▶ SUPPLIED ENTRIES:
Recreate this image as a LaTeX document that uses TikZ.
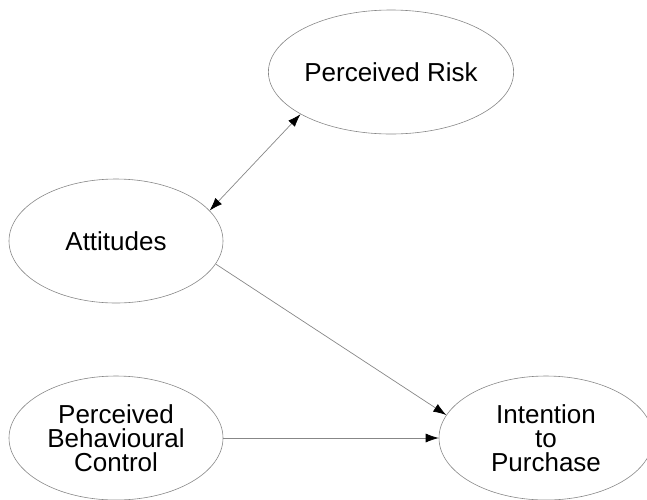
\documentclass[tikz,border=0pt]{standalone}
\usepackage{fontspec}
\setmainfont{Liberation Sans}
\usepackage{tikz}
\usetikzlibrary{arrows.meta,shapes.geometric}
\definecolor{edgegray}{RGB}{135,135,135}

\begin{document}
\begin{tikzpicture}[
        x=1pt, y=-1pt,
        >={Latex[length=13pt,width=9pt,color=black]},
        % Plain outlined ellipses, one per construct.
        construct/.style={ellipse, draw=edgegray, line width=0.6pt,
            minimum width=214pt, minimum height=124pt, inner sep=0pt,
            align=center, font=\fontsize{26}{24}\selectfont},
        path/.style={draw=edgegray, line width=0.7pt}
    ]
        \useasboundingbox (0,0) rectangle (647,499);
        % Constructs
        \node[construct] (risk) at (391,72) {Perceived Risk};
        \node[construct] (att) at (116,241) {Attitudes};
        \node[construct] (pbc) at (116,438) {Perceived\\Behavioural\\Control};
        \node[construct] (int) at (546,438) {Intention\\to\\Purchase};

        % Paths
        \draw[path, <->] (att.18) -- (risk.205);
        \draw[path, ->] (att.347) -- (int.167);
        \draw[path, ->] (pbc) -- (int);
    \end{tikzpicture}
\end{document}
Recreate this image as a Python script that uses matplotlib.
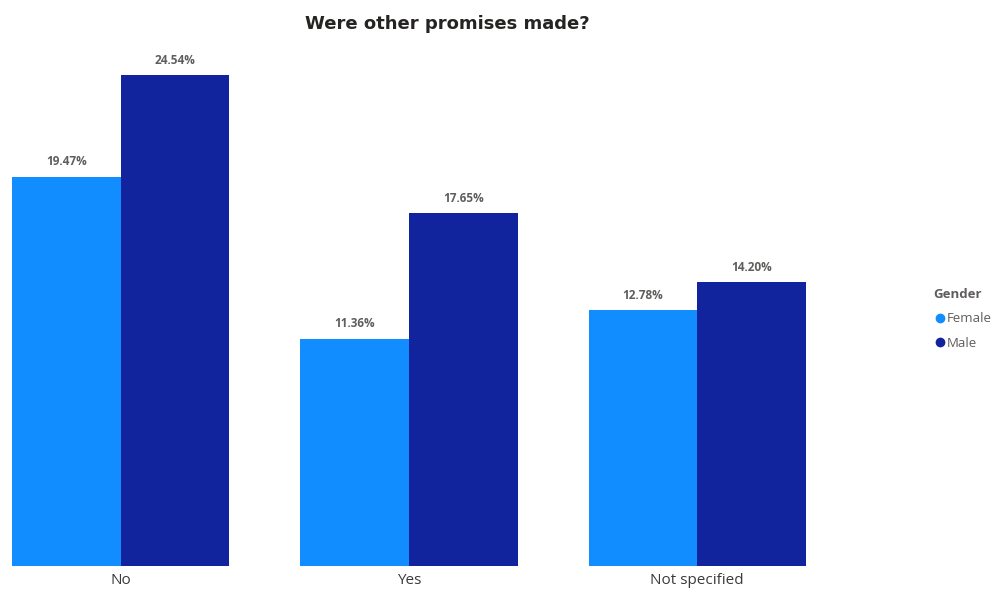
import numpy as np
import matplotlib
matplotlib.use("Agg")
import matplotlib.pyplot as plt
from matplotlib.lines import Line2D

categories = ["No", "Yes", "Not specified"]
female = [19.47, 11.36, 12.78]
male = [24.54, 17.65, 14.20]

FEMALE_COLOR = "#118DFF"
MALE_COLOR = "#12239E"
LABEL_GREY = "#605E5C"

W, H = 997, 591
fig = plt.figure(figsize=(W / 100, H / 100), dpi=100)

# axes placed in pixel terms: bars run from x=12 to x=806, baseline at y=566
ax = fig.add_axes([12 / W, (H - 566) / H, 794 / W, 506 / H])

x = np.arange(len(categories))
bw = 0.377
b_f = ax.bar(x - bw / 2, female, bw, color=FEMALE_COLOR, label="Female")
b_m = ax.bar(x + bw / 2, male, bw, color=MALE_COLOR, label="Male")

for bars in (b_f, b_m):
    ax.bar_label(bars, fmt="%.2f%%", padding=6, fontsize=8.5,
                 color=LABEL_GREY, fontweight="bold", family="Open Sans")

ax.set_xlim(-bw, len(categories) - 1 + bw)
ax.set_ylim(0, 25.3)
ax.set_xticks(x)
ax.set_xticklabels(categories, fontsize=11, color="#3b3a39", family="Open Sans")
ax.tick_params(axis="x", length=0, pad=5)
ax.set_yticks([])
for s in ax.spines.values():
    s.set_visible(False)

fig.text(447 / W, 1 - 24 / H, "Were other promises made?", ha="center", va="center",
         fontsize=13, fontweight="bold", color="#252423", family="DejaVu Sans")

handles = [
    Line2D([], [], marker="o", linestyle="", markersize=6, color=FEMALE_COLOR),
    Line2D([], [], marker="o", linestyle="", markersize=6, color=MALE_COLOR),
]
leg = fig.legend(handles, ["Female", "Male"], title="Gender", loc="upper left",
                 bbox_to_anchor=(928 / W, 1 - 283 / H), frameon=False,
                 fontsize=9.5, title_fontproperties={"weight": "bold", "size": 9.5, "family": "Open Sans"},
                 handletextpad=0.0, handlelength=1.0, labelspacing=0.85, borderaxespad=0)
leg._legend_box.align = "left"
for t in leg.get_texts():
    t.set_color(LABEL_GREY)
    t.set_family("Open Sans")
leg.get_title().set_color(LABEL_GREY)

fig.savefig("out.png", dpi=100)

▶ WORK INSTRUCTIONS:
Copy the data word for word. Pictures do not go in the copy.

▶ REPLY TO THE EXERCISE:
Recreate this image as a LaTeX document that uses TikZ.
\documentclass[tikz,border=0pt]{standalone}
\usepackage{fontspec}
\setmainfont{Liberation Sans}
\usepackage{tikz}
\usetikzlibrary{arrows.meta,shapes.geometric}
\definecolor{edgegray}{RGB}{135,135,135}

\begin{document}
\begin{tikzpicture}[
        x=1pt, y=-1pt,
        >={Latex[length=13pt,width=9pt,color=black]},
        % Plain outlined ellipses, one per construct.
        construct/.style={ellipse, draw=edgegray, line width=0.6pt,
            minimum width=214pt, minimum height=124pt, inner sep=0pt,
            align=center, font=\fontsize{26}{24}\selectfont},
        path/.style={draw=edgegray, line width=0.7pt}
    ]
        \useasboundingbox (0,0) rectangle (647,499);
        % Constructs
        \node[construct] (risk) at (391,72) {Perceived Risk};
        \node[construct] (att) at (116,241) {Attitudes};
        \node[construct] (pbc) at (116,438) {Perceived\\Behavioural\\Control};
        \node[construct] (int) at (546,438) {Intention\\to\\Purchase};

        % Paths
        \draw[path, <->] (att.18) -- (risk.205);
        \draw[path, ->] (att.347) -- (int.167);
        \draw[path, ->] (pbc) -- (int);
    \end{tikzpicture}
\end{document}
Recreate this image as a Python script that uses matplotlib.
import numpy as np
import matplotlib
matplotlib.use("Agg")
import matplotlib.pyplot as plt
from matplotlib.lines import Line2D

categories = ["No", "Yes", "Not specified"]
female = [19.47, 11.36, 12.78]
male = [24.54, 17.65, 14.20]

FEMALE_COLOR = "#118DFF"
MALE_COLOR = "#12239E"
LABEL_GREY = "#605E5C"

W, H = 997, 591
fig = plt.figure(figsize=(W / 100, H / 100), dpi=100)

# axes placed in pixel terms: bars run from x=12 to x=806, baseline at y=566
ax = fig.add_axes([12 / W, (H - 566) / H, 794 / W, 506 / H])

x = np.arange(len(categories))
bw = 0.377
b_f = ax.bar(x - bw / 2, female, bw, color=FEMALE_COLOR, label="Female")
b_m = ax.bar(x + bw / 2, male, bw, color=MALE_COLOR, label="Male")

for bars in (b_f, b_m):
    ax.bar_label(bars, fmt="%.2f%%", padding=6, fontsize=8.5,
                 color=LABEL_GREY, fontweight="bold", family="Open Sans")

ax.set_xlim(-bw, len(categories) - 1 + bw)
ax.set_ylim(0, 25.3)
ax.set_xticks(x)
ax.set_xticklabels(categories, fontsize=11, color="#3b3a39", family="Open Sans")
ax.tick_params(axis="x", length=0, pad=5)
ax.set_yticks([])
for s in ax.spines.values():
    s.set_visible(False)

fig.text(447 / W, 1 - 24 / H, "Were other promises made?", ha="center", va="center",
         fontsize=13, fontweight="bold", color="#252423", family="DejaVu Sans")

handles = [
    Line2D([], [], marker="o", linestyle="", markersize=6, color=FEMALE_COLOR),
    Line2D([], [], marker="o", linestyle="", markersize=6, color=MALE_COLOR),
]
leg = fig.legend(handles, ["Female", "Male"], title="Gender", loc="upper left",
                 bbox_to_anchor=(928 / W, 1 - 283 / H), frameon=False,
                 fontsize=9.5, title_fontproperties={"weight": "bold", "size": 9.5, "family": "Open Sans"},
                 handletextpad=0.0, handlelength=1.0, labelspacing=0.85, borderaxespad=0)
leg._legend_box.align = "left"
for t in leg.get_texts():
    t.set_color(LABEL_GREY)
    t.set_family("Open Sans")
leg.get_title().set_color(LABEL_GREY)

fig.savefig("out.png", dpi=100)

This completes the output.